> **STATED GOAL**:
Everything from the first line of the data below through the line that contains "const itdLabel = 'ITD';" should be written out exactly, please, and nothing more; the pictures stay out.
####
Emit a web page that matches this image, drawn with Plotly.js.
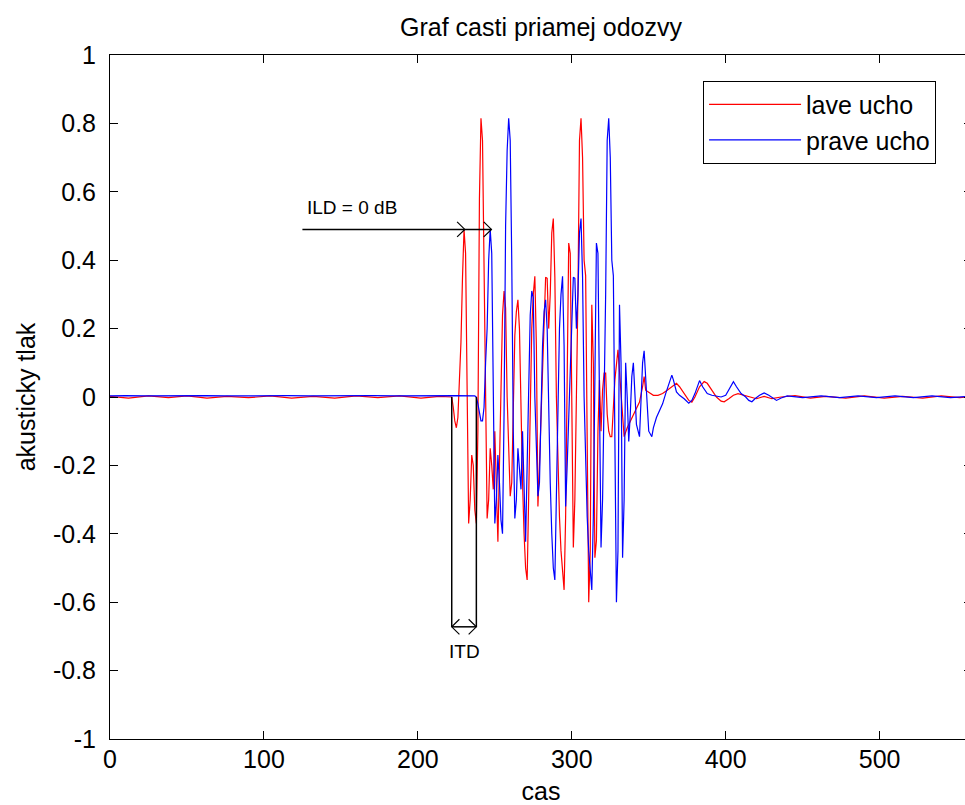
<!DOCTYPE html>
<html>
<head>
<meta charset="utf-8">
<script src="https://cdn.plot.ly/plotly-3.0.1.min.js"></script>
<style>
html,body{margin:0;padding:0;overflow:hidden;background:#ffffff;}
#chart{width:1000px;height:805px;}
</style>
</head>
<body>
<div id="chart"></div>
<script>
// ---- texts ----
const chartTitle = 'Graf casti priamej odozvy';
const xTitle = 'cas';
const yTitle = 'akusticky tlak';
const seriesNames = ['lave ucho', 'prave ucho'];
const ildLabel = 'ILD = 0 dB';
const itdLabel = 'ITD';

// ---- ticks ----
const xTickVals = [0, 100, 200, 300, 400, 500];
const xTickText = ['0', '100', '200', '300', '400', '500'];
const yTickVals = [-1, -0.8, -0.6, -0.4, -0.2, 0, 0.2, 0.4, 0.6, 0.8, 1];
const yTickText = ['-1', '-0.8', '-0.6', '-0.4', '-0.2', '0', '0.2', '0.4', '0.6', '0.8', '1'];

// ---- lave ucho (left ear) samples ----
const redX = [0,12,25,38,50,63,76,90,104,118,132,146,160,174,188,202,214,221,
  222,223,224,225,226,227,228,229,230,231,232,233,234,235,236,237,238,239,240,241,242,243,244,245,246,247,248,249,250,251,252,253,254,255,256,257,258,259,260,261,262,263,264,265,266,267,268,269,270,271,272,273,274,275,276,277,278,279,280,281,282,283,284,285,286,287,288,289,290,291,292,293,294,295,296,297,298,299,300,301,302,303,304,305,306,307,308,309,310,311,312,313,314,315,316,317,318,319,320,321,322,323,324,325,326,328,330,332,334,336,338,340,342,344,346,347,348,350,353,356,359,362,365,368,370,373,376,378,380,383,386,388,391,394,397,399,402,405,408,412,416,420,425,430,436,445,455,465,478,490,503,515,528,540,552,560];
const redY = [0.002,-0.003,0.003,-0.002,0.003,-0.003,0.002,-0.002,0.003,-0.003,0.002,-0.003,0.003,-0.002,0.003,-0.003,0.002,0,
  0,-0.03,-0.07,-0.09,-0.06,0.05,0.16,0.35,0.49,0.42,-0.05,-0.37,-0.3,-0.17,-0.2,-0.33,-0.37,-0.1,0.58,0.815,0.75,0.415,0,-0.355,-0.3,-0.15,-0.2,-0.27,-0.1,-0.3,-0.423,-0.2,0.05,0.24,0.31,0.26,0,-0.15,-0.29,-0.25,-0.05,0.18,0.25,0.284,0.2,-0.05,-0.25,-0.4,-0.5,-0.535,-0.3,0,0.2,0.3,0.353,0.15,-0.32,-0.2,-0.05,0.1,0.25,0.35,0.347,0.2,0.3,0.48,0.522,0.35,0,-0.2,-0.35,-0.45,-0.52,-0.564,-0.35,0.1,0.45,0.42,-0.1,-0.44,-0.3,-0.05,0.3,0.75,0.815,0.7,0.4,0.355,-0.2,-0.6,-0.45,0.27,0.1,-0.47,-0.42,-0.1,0.05,-0.1,0.02,0.07,0.07,-0.05,-0.1,-0.116,-0.116,0.05,0.138,0,-0.116,-0.09,-0.07,-0.05,-0.03,-0.015,0.03,0.06,0.02,0.015,0.005,0.005,0.01,0.02,0.03,0.04,0.03,0.01,-0.01,-0.015,0,0.03,0.045,0.04,0.02,0,-0.012,-0.014,-0.005,0.005,0.01,0.005,0,-0.005,0.002,-0.005,0,0.004,-0.003,0.002,-0.003,0.003,-0.003,0.002,-0.003,0.003,-0.002,0.002];

// ---- prave ucho (right ear) samples ----
const blueX = [0,10,23,36,49,62,75,88,101,115,129,143,157,171,185,199,212,225,237,
  238,239,240,241,242,243,244,245,246,247,248,249,250,251,252,253,254,255,256,257,258,259,260,261,262,263,264,265,266,267,268,269,270,271,272,273,274,275,276,277,278,279,280,281,282,283,284,285,286,287,288,289,290,291,292,293,294,295,296,297,298,299,300,301,302,303,304,305,306,307,308,309,310,311,312,313,314,315,316,317,318,319,320,321,322,323,324,325,326,327,328,329,330,331,332,333,334,335,336,337,338,339,340,341,342,344,345,346,347,348,349,350,352,353,355,357,359,361,363,365,366,368,370,373,376,378,380,382,383,385,388,391,394,397,400,403,405,407,410,413,415,417,419,422,425,428,431,433,436,440,450,462,474,486,498,510,522,534,546,560];
const blueY = [0.003,0.004,0.003,0.004,0.003,0.004,0.003,0.004,0.003,0.004,0.003,0.004,0.003,0.004,0.003,0.004,0.003,0.004,0.003,
  0,-0.02,-0.05,-0.07,-0.07,-0.03,0.1,0.2,0.4,0.49,0.42,-0.05,-0.37,-0.3,-0.17,-0.25,-0.36,-0.4,-0.05,0.5,0.72,0.815,0.75,0.4,-0.1,-0.355,-0.3,-0.15,-0.2,-0.27,-0.1,-0.3,-0.423,-0.2,0.05,0.24,0.31,0.29,0,-0.15,-0.29,-0.25,-0.05,0.15,0.25,0.284,0.2,-0.05,-0.25,-0.4,-0.5,-0.535,-0.3,0,0.2,0.3,0.353,0.15,-0.32,-0.2,-0.05,0.1,0.25,0.35,0.347,0.2,0.3,0.48,0.522,0.35,0,-0.2,-0.35,-0.45,-0.52,-0.564,-0.35,0.1,0.45,0.42,-0.1,-0.44,-0.3,-0.05,0.3,0.75,0.815,0.7,0.4,0.355,-0.2,-0.6,-0.45,0.27,0.1,-0.47,-0.3,0.1,0,-0.13,-0.05,0.06,0.1,0,-0.08,-0.116,0,0.1,0.135,0.06,-0.03,-0.1,-0.116,-0.09,-0.06,-0.04,-0.02,0.01,0.04,0.064,0.05,0.015,0.005,-0.005,-0.018,-0.01,0.01,0.04,0.048,0.03,0.01,0.005,0.002,0,0.005,0.03,0.045,0.03,0.01,0,-0.01,-0.014,-0.005,0.005,0.012,0.005,-0.005,-0.01,-0.003,0.003,-0.002,0.003,-0.002,0.003,-0.002,0.003,-0.002,0.003,-0.002,0.003];

// ---- annotation anchors (data units) ----
const ildStartX = 125, ildRedX = 230.5, ildBlueX = 247.8, ildY = 0.49;
const itdLeftX = 222, itdRightX = 238, itdTopY = 0, itdBottomY = -0.672;
const headDX = 5, headDY = 0.022;

const redTrace = {
  x: redX, y: redY, type: 'scatter', mode: 'lines', name: seriesNames[0],
  line: {color: '#ff0000', width: 1.2}
};
const blueTrace = {
  x: blueX, y: blueY, type: 'scatter', mode: 'lines', name: seriesNames[1],
  line: {color: '#0000ff', width: 1.2}
};

function chevronRight(x, y) {
  return `M${x - headDX},${y + headDY} L${x},${y} L${x - headDX},${y - headDY}`;
}
function chevronLeft(x, y) {
  return `M${x + headDX},${y + headDY} L${x},${y} L${x + headDX},${y - headDY}`;
}
const blackLine = {color: '#000000', width: 1.5};
const shapes = [
  {type: 'line', xref: 'x', yref: 'y', x0: ildStartX, x1: ildBlueX, y0: ildY, y1: ildY, line: blackLine},
  {type: 'path', xref: 'x', yref: 'y', path: chevronRight(ildRedX, ildY), line: {color: '#000', width: 1.2}},
  {type: 'path', xref: 'x', yref: 'y', path: chevronRight(ildBlueX, ildY), line: {color: '#000', width: 1.2}},
  {type: 'line', xref: 'x', yref: 'y', x0: itdLeftX, x1: itdLeftX, y0: itdTopY, y1: itdBottomY, line: blackLine},
  {type: 'line', xref: 'x', yref: 'y', x0: itdRightX, x1: itdRightX, y0: itdTopY, y1: itdBottomY, line: blackLine},
  {type: 'line', xref: 'x', yref: 'y', x0: itdLeftX, x1: itdRightX, y0: itdBottomY, y1: itdBottomY, line: blackLine},
  {type: 'path', xref: 'x', yref: 'y', path: chevronLeft(itdLeftX, itdBottomY), line: {color: '#000', width: 1.2}},
  {type: 'path', xref: 'x', yref: 'y', path: chevronRight(itdRightX, itdBottomY), line: {color: '#000', width: 1.2}}
];

const annotations = [
  {xref: 'x', yref: 'y', x: ildStartX + 2, y: 0.553, text: ildLabel, showarrow: false,
   xanchor: 'left', yanchor: 'middle', font: {size: 19, color: '#000'}},
  {xref: 'x', yref: 'y', x: (itdLeftX + itdRightX) / 2, y: -0.745, text: itdLabel, showarrow: false,
   xanchor: 'center', yanchor: 'middle', font: {size: 19, color: '#000'}}
];

const axisCommon = {
  showline: true, linecolor: '#000', linewidth: 1, mirror: 'ticks',
  ticks: 'inside', ticklen: 8, tickwidth: 1, tickcolor: '#000',
  showgrid: false, zeroline: false, tickfont: {size: 25, color: '#000'}
};

const layout = {
  width: 1000, height: 805,
  margin: {l: 110, r: 28, t: 55, b: 66},
  paper_bgcolor: '#ffffff', plot_bgcolor: '#ffffff',
  font: {family: '"Liberation Sans", Arial, sans-serif', size: 25, color: '#000'},
  title: {text: chartTitle, xref: 'paper', x: 0.5, xanchor: 'center',
          yref: 'container', y: 1 - 27 / 805, yanchor: 'middle', font: {size: 25, color: '#000'}},
  xaxis: Object.assign({}, axisCommon, {
    range: [0, 560], tickmode: 'array', tickvals: xTickVals, ticktext: xTickText,
    ticklabelstandoff: -2,
    title: {text: xTitle, font: {size: 25, color: '#000'}, standoff: 16}
  }),
  yaxis: Object.assign({}, axisCommon, {
    range: [-1, 1], tickmode: 'array', tickvals: yTickVals, ticktext: yTickText,
    ticklabelstandoff: 8,
    title: {text: yTitle, font: {size: 25, color: '#000'}, standoff: 10}
  }),
  showlegend: true,
  legend: {x: 0.688, y: 0.9624, xanchor: 'left', yanchor: 'top', xref: 'paper', yref: 'paper',
           bgcolor: '#ffffff', bordercolor: '#000000', borderwidth: 1,
           font: {size: 25, color: '#000'}, itemwidth: 92, tracegroupgap: 0},
  shapes: shapes,
  annotations: annotations
};

Plotly.newPlot('chart', [redTrace, blueTrace], layout, {displayModeBar: false, responsive: false});
</script>
</body>
</html>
####
> **TASK RESULT**:
Emit a web page that matches this image, drawn with Plotly.js.
<!DOCTYPE html>
<html>
<head>
<meta charset="utf-8">
<script src="https://cdn.plot.ly/plotly-3.0.1.min.js"></script>
<style>
html,body{margin:0;padding:0;overflow:hidden;background:#ffffff;}
#chart{width:1000px;height:805px;}
</style>
</head>
<body>
<div id="chart"></div>
<script>
// ---- texts ----
const chartTitle = 'Graf casti priamej odozvy';
const xTitle = 'cas';
const yTitle = 'akusticky tlak';
const seriesNames = ['lave ucho', 'prave ucho'];
const ildLabel = 'ILD = 0 dB';
const itdLabel = 'ITD';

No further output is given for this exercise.